Moederlijke depressie en gehechtheid van het kind
achtergrond Moederlijke depressie heeft een negatief effect op de gehechtheid van het kind, mogelijk vooral doordat de moeder-kindinteractie wordt verstoord. Door gebrek aan longitudinale data kan echter niet worden uitgesloten dat dit effect een weerspiegeling is van een biologische kwetsbaarheid van kinderen van depressieve moeders.

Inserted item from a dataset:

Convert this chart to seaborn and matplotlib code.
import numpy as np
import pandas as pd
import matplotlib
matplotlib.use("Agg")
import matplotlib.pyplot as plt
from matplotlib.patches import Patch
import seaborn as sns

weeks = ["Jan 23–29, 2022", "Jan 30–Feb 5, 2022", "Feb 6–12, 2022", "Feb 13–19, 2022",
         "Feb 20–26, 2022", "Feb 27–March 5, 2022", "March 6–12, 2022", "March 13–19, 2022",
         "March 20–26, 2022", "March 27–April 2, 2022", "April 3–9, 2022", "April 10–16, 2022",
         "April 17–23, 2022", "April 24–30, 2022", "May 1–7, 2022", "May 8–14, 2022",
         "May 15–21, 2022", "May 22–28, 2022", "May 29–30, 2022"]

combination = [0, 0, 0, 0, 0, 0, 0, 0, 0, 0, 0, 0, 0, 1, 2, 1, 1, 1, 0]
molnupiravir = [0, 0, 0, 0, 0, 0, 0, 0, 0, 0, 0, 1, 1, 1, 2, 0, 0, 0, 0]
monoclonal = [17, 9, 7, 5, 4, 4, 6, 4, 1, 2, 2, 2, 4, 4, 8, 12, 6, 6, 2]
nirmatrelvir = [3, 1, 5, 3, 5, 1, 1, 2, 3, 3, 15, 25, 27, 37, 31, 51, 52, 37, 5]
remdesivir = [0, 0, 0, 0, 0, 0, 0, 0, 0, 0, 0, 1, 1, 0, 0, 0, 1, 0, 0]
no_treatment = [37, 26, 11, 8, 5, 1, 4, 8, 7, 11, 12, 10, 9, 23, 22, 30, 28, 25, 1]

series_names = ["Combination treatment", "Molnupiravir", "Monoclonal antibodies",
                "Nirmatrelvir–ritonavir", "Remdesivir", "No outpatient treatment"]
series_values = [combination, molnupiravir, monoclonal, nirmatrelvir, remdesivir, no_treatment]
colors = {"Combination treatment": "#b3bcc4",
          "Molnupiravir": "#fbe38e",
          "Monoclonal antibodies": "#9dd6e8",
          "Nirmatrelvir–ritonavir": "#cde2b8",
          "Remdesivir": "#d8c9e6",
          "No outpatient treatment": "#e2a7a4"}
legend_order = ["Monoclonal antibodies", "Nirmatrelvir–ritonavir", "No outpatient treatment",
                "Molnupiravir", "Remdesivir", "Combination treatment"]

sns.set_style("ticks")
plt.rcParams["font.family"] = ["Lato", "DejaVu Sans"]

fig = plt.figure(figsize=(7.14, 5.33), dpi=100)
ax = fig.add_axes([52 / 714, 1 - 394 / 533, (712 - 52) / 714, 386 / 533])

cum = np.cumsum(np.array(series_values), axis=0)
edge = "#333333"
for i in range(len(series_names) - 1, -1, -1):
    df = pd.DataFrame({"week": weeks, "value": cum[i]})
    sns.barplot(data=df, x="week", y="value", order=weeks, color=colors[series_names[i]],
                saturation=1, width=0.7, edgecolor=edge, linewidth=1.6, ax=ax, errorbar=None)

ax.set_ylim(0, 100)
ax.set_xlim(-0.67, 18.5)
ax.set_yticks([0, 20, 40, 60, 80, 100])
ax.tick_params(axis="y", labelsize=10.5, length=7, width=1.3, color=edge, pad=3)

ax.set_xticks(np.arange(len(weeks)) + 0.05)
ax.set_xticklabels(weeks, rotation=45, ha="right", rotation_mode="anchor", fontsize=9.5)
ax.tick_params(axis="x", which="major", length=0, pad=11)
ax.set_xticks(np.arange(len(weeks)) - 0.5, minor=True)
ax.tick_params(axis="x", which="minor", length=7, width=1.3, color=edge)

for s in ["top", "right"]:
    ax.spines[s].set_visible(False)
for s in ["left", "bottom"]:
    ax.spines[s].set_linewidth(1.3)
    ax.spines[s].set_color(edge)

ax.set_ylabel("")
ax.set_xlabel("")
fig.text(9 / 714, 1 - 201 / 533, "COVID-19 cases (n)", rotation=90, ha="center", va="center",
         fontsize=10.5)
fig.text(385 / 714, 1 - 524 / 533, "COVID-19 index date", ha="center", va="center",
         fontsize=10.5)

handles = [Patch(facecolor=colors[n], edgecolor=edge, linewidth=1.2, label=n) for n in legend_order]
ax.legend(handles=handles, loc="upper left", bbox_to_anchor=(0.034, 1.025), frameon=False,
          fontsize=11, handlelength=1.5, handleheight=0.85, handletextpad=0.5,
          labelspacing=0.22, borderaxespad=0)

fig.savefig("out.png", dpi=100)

methode Deze studie is uitgevoerd binnen het 'Focuscohort' van Generation R, een grootschalig longitudinaal bevolkingsonderzoek in Rotterdam. Data met betrekking tot moederlijke depressieve symptomen en gehechtheid van het kind zijn beschikbaar voor 760 vrouwen. Bij 30 weken zwangerschap is het depressieve verleden van moeders vastgesteld door middel van het Composite International Diagnostic Interview. Moederlijke depressieve symptomen zijn gemeten met de Brief Symptom Inventory (bsi) bij 20 weken zwangerschap en twee maanden na de geboorte van het kind. Gehechtheidclassificaties zijn toegekend door betrouwbare codeurs aan de hand van videomateriaal van de Ainsworth Strange Situation Procedure die is afgenomen rond de leeftijd van 14 maanden van het kind.

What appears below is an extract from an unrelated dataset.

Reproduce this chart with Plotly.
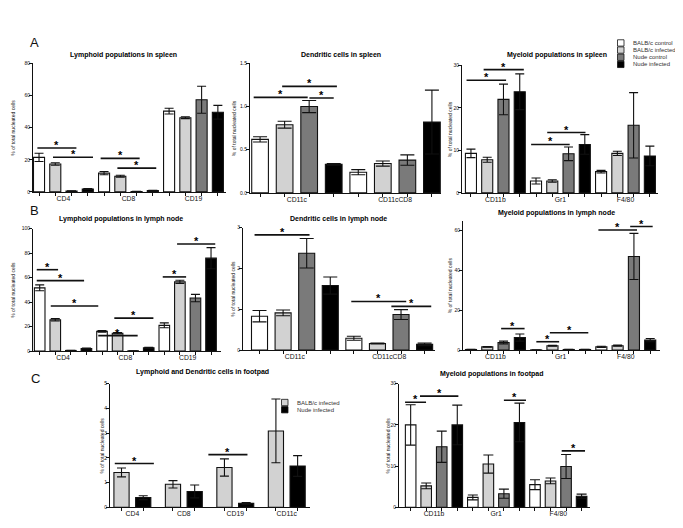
import plotly.graph_objects as go

W, H = 683, 528
FONT = "Liberation Sans, Arial, sans-serif"

series_names = ["BALB/c control", "BALB/c infected", "Nude control", "Nude infected"]
series_colors = ["#ffffff", "#d2d2d2", "#7a7a7a", "#000000"]
footpad_series = ["BALB/c infected", "Nude infected"]

# ---------------- A: spleen ----------------
spleen_lymph_cats = ["CD4", "CD8", "CD19"]
spleen_lymph_mean = [[21.5, 17.4, 0.6, 1.8], [11.7, 9.8, 0.3, 0.8], [50.3, 46.2, 57.4, 49.6]]
spleen_lymph_err = [[2.6, 0.8, 0.1, 0.3], [1.0, 0.6, 0.1, 0.2], [1.8, 0.6, 8.4, 4.3]]
spleen_lymph_sig = [(-0.1, 2.3, 27.3), (0.86, 3.32, 21.6), (3.79, 6.19, 20.9), (4.82, 7.21, 14.8)]

spleen_dc_cats = ["CD11c", "CD11cCD8"]
spleen_dc_mean = [[0.62, 0.79, 1.0, 0.33], [0.24, 0.34, 0.38, 0.82]]
spleen_dc_err = [[0.03, 0.04, 0.07, 0.01], [0.03, 0.03, 0.06, 0.37]]
spleen_dc_sig = [(-0.26, 1.94, 1.107), (0.9, 3.13, 1.234), (2.01, 3.0, 1.10)]

spleen_mye_cats = ["CD11b", "Gr1", "F4/80"]
spleen_mye_mean = [[9.3, 7.8, 22.0, 23.8], [2.8, 2.8, 9.2, 11.4], [5.0, 9.3, 15.9, 8.7]]
spleen_mye_err = [[1.0, 0.6, 3.6, 4.2], [0.7, 0.3, 1.6, 2.3], [0.3, 0.5, 7.7, 2.3]]
spleen_mye_sig = [(-0.27, 2.16, 26.5), (0.78, 3.25, 29.0), (3.7, 6.07, 11.4), (4.69, 7.04, 14.2)]

# ---------------- B: lymph node ----------------
ln_lymph_cats = ["CD4", "CD8", "CD19"]
ln_lymph_mean = [[51.6, 25.5, 0.5, 2.1], [16.1, 14.5, 0.2, 2.7], [21.0, 56.5, 43.3, 75.8]]
ln_lymph_err = [[2.4, 1.0, 0.1, 0.4], [0.6, 0.6, 0.1, 0.4], [2.0, 1.3, 3.0, 8.6]]
ln_lymph_sig = [(-0.19, 1.18, 66.4), (-0.19, 2.85, 57.5), (0.71, 3.76, 36.8),
                (3.76, 6.29, 12.6), (4.79, 7.3, 26.9), (7.9, 9.4, 60.5), (8.82, 11.27, 87.4)]

ln_dc_cats = ["CD11c", "CD11cCD8"]
ln_dc_mean = [[0.83, 0.91, 2.37, 1.58], [0.29, 0.16, 0.87, 0.14]]
ln_dc_err = [[0.14, 0.07, 0.36, 0.21], [0.05, 0.01, 0.12, 0.03]]
ln_dc_sig = [(-0.21, 2.12, 2.82), (3.89, 6.22, 1.19), (5.59, 7.28, 1.07)]

ln_mye_cats = ["CD11b", "Gr1", "F4/80"]
ln_mye_mean = [[0.3, 1.6, 3.8, 6.3], [0.1, 2.2, 0.3, 0.3], [1.6, 2.2, 47.0, 5.0]]
ln_mye_err = [[0.05, 0.2, 0.7, 1.8], [0.05, 0.2, 0.05, 0.05], [0.3, 0.3, 11.6, 0.8]]
ln_mye_sig = [(1.85, 3.29, 10.8), (4.01, 5.41, 4.2), (4.84, 7.2, 8.7), (7.82, 10.19, 60.3), (9.77, 11.15, 62.0)]

# ---------------- C: footpad ----------------
fp_ld_cats = ["CD4", "CD8", "CD19", "CD11c"]
fp_ld_mean = [[1.41, 0.39], [0.93, 0.64], [1.61, 0.16], [3.09, 1.67]]
fp_ld_err = [[0.18, 0.08], [0.15, 0.26], [0.35, 0.03], [1.29, 0.42]]
fp_ld_sig = [(-0.31, 1.49, 1.77), (4.0, 5.8, 2.13)]

fp_mye_cats = ["CD11b", "Gr1", "F4/80"]
fp_mye_mean = [[20.0, 5.2, 14.7, 20.0], [2.4, 10.5, 3.3, 20.6], [5.5, 6.4, 9.9, 2.7]]
fp_mye_err = [[4.9, 0.7, 3.8, 4.8], [0.6, 2.2, 1.1, 4.7], [1.2, 0.7, 2.9, 0.5]]
fp_mye_sig = [(-0.36, 0.99, 25.5), (0.6, 3.07, 27.0), (6.0, 7.42, 26.0), (9.72, 11.22, 13.7)]

panels = [
    dict(title="Lymphoid populations in spleen", cats=spleen_lymph_cats, mean=spleen_lymph_mean,
         err=spleen_lymph_err, sig=spleen_lymph_sig, colors=[0, 1, 2, 3], gstep=4,
         px=(25, 218), py=(53, 183), xr=(-0.37, 11.5), ymax=80, dtick=20, fmt="d",
         cap=4.5, bw=0.68, tpos=(115, 44), ytx=5),
    dict(title="Dendritic cells in spleen", cats=spleen_dc_cats, mean=spleen_dc_mean,
         err=spleen_dc_err, sig=spleen_dc_sig, colors=[0, 1, 2, 3], gstep=4,
         px=(242, 433), py=(53, 184), xr=(-0.41, 7.37), ymax=1.5, dtick=0.5, fmt=".1f",
         cap=7, bw=0.68, tpos=(333, 44), ytx=226),
    dict(title="Myeloid populations in spleen", cats=spleen_mye_cats, mean=spleen_mye_mean,
         err=spleen_mye_err, sig=spleen_mye_sig, colors=[0, 1, 2, 3], gstep=4,
         px=(454, 650), py=(55, 184), xr=(-0.55, 11.5), ymax=30, dtick=10, fmt="d",
         cap=4.5, bw=0.68, tpos=(549, 44), ytx=442),
    dict(title="Lymphoid populations in lymph node", cats=ln_lymph_cats, mean=ln_lymph_mean,
         err=ln_lymph_err, sig=ln_lymph_sig, colors=[0, 1, 2, 3], gstep=4,
         px=(25, 213), py=(220, 344), xr=(-0.43, 11.64), ymax=100, dtick=20, fmt="d",
         cap=4.5, bw=0.68, tpos=(113, 210), ytx=5),
    dict(title="Dendritic cells in lymph node", cats=ln_dc_cats, mean=ln_dc_mean,
         err=ln_dc_err, sig=ln_dc_sig, colors=[0, 1, 2, 3], gstep=4,
         px=(235, 427), py=(219, 343), xr=(-0.7, 7.44), ymax=3, dtick=1, fmt="d",
         cap=7, bw=0.68, tpos=(330, 210), ytx=225),
    dict(title="Myeloid populations in lymph node", cats=ln_mye_cats, mean=ln_mye_mean,
         err=ln_mye_err, sig=ln_mye_sig, colors=[0, 1, 2, 3], gstep=4,
         px=(455, 652), py=(212, 343), xr=(-0.49, 11.6), ymax=65, dtick=20, fmt="d",
         cap=4.5, bw=0.68, tpos=(548, 204), ytx=442),
    dict(title="Lymphoid and Dendritic cells in footpad", cats=fp_ld_cats, mean=fp_ld_mean,
         err=fp_ld_err, sig=fp_ld_sig, colors=[1, 3], gstep=2.37,
         px=(102, 302), py=(377, 502), xr=(-0.53, 8.68), ymax=5, dtick=1, fmt="d",
         cap=4.5, bw=0.7, tpos=(194, 365), ytx=94),
    dict(title="Myeloid populations in footpad", cats=fp_mye_cats, mean=fp_mye_mean,
         err=fp_mye_err, sig=fp_mye_sig, colors=[0, 1, 2, 3], gstep=4,
         px=(391, 582), py=(377, 502), xr=(-0.75, 11.54), ymax=30, dtick=10, fmt="d",
         cap=5, bw=0.68, tpos=(483, 367), ytx=380),
]

fig = go.Figure()
annotations = []
shapes = []


def fx(px):
    return px / W


def fy(py):
    return 1 - py / H


for k, p in enumerate(panels):
    n = k + 1
    xa = "x" if n == 1 else f"x{n}"
    ya = "y" if n == 1 else f"y{n}"
    xkey = "xaxis" if n == 1 else f"xaxis{n}"
    ykey = "yaxis" if n == 1 else f"yaxis{n}"
    nser = len(p["colors"])
    ncat = len(p["cats"])
    allpos = []
    for s in range(nser):
        xs = [g * p["gstep"] + s for g in range(ncat)]
        allpos += xs
        fig.add_trace(go.Bar(
            x=xs, y=[p["mean"][g][s] for g in range(ncat)], width=p["bw"],
            marker=dict(color=series_colors[p["colors"][s]], line=dict(color="#111", width=1.1)),
            error_y=dict(type="data", array=[p["err"][g][s] for g in range(ncat)],
                         color="#111", thickness=1.1, width=p["cap"]),
            xaxis=xa, yaxis=ya, showlegend=False, hoverinfo="skip"))
    centers = [g * p["gstep"] + (nser - 1) / 2 for g in range(ncat)]
    fig.update_layout(**{
        xkey: dict(domain=[fx(p["px"][0]), fx(p["px"][1])], anchor=ya, range=list(p["xr"]),
                   showline=True, linecolor="#111", linewidth=1, showgrid=False, zeroline=False,
                   tickmode="array", tickvals=centers, ticktext=p["cats"], ticks="",
                   tickfont=dict(size=6.8, family=FONT, color="#111"),
                   minor=dict(tickmode="array", tickvals=sorted(allpos), ticks="outside",
                              ticklen=3, tickwidth=1, tickcolor="#111", showgrid=False),
                   fixedrange=True),
        ykey: dict(domain=[fy(p["py"][1]), fy(p["py"][0])], anchor=xa, range=[0, p["ymax"]],
                   showline=True, linecolor="#111", linewidth=1, showgrid=False, zeroline=False,
                   ticks="outside", ticklen=3, tickwidth=1, tickcolor="#111", dtick=p["dtick"],
                   tick0=0, tickformat=p["fmt"], tickfont=dict(size=5, family=FONT, color="#111"),
                   ticklabelstandoff=-2,
                   fixedrange=True),
    })
    annotations.append(dict(text="<b>" + p["title"] + "</b>", xref="paper", yref="paper",
                            x=fx(p["tpos"][0]), y=fy(p["tpos"][1]), showarrow=False,
                            xanchor="center", yanchor="middle",
                            font=dict(size=7, family=FONT, color="#000")))
    annotations.append(dict(text="% of total nucleated cells", xref="paper", yref="paper",
                            x=fx(p["ytx"]), y=fy((p["py"][0] + p["py"][1]) / 2), textangle=-90,
                            showarrow=False, xanchor="center", yanchor="middle",
                            font=dict(size=5, family=FONT, color="#111")))
    for (x0, x1, yv) in p["sig"]:
        shapes.append(dict(type="line", xref=xa, yref=ya, x0=x0, x1=x1, y0=yv, y1=yv,
                           line=dict(color="#111", width=1.6), layer="above"))
        annotations.append(dict(text="<b>*</b>", xref=xa, yref=ya, x=(x0 + x1) / 2, y=yv,
                                showarrow=False, xanchor="center", yanchor="bottom", yshift=-5,
                                font=dict(size=11, family=FONT, color="#000")))

# panel letters
for letter, (lx, ly) in zip(["A", "B", "C"], [(26, 32), (26, 202), (27, 372)]):
    annotations.append(dict(text=letter, xref="paper", yref="paper", x=fx(lx), y=fy(ly),
                            showarrow=False, xanchor="center", yanchor="middle",
                            font=dict(size=13, family=FONT, color="#111")))

# legends
legA_y = [32.3, 39.5, 46.8, 54]
for i, name in enumerate(series_names):
    cy = legA_y[i]
    shapes.append(dict(type="rect", xref="paper", yref="paper", x0=fx(609.5), x1=fx(616),
                       y0=fy(cy + 3.2), y1=fy(cy - 3.2), fillcolor=series_colors[i],
                       line=dict(color="#111", width=0.8)))
    annotations.append(dict(text=name, xref="paper", yref="paper", x=fx(623), y=fy(cy),
                            showarrow=False, xanchor="left", yanchor="middle",
                            font=dict(size=6, family=FONT, color="#333")))
legC_y = [396, 403.3]
for i, name in enumerate(footpad_series):
    cy = legC_y[i]
    shapes.append(dict(type="rect", xref="paper", yref="paper", x0=fx(273.5), x1=fx(280),
                       y0=fy(cy + 3.2), y1=fy(cy - 3.2), fillcolor=series_colors[[1, 3][i]],
                       line=dict(color="#111", width=0.8)))
    annotations.append(dict(text=name, xref="paper", yref="paper", x=fx(286.5), y=fy(cy),
                            showarrow=False, xanchor="left", yanchor="middle",
                            font=dict(size=6, family=FONT, color="#333")))

fig.update_layout(width=W, height=H, margin=dict(l=0, r=0, t=0, b=0),
                  paper_bgcolor="white", plot_bgcolor="white", barmode="overlay",
                  annotations=annotations, shapes=shapes, showlegend=False,
                  font=dict(family=FONT))
fig.write_html("out.html")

resultaten Voorlopige analyses lieten zien dat kinderen een verhoogd risico op gedesorganiseerde gehechtheid met de moeder liepen naarmate moeders twee maanden na de geboorte meer depressieve symptomen vertoonden (or 1,07 per punt op de bsi, 95%-bi: 1,01-1,14; p = 0,022). Depressief verleden en prenatale depressie daarentegen hadden geen significant effect op desorganisatie. Categorische analyses met een cut-offwaarde van 15% op de bsi, ondersteunden deze resultaten. Voor veilige gehechtheid (veilig versus angstig- vermijdend en angstig-ambivalent) werd geen significant effect gevonden van depressief verleden of prenatale en postnatale depressieve symptomen.
conclusie Dit prospectieve onderzoek laat zien dat postnatale depressieve symptomen, maar niet prenataal vastgestelde depressieve symptomen of een maternale depressie in het verleden van invloed zijn op gedesorganiseerde gehechtheid. Deze bevinding wijst erop dat niet alleen de aanleg van de moeder maar vooral de aanwezigheid van depressieve symptomen een rol spelen in het ontstaan van gedesorganiseerde gehechtheid.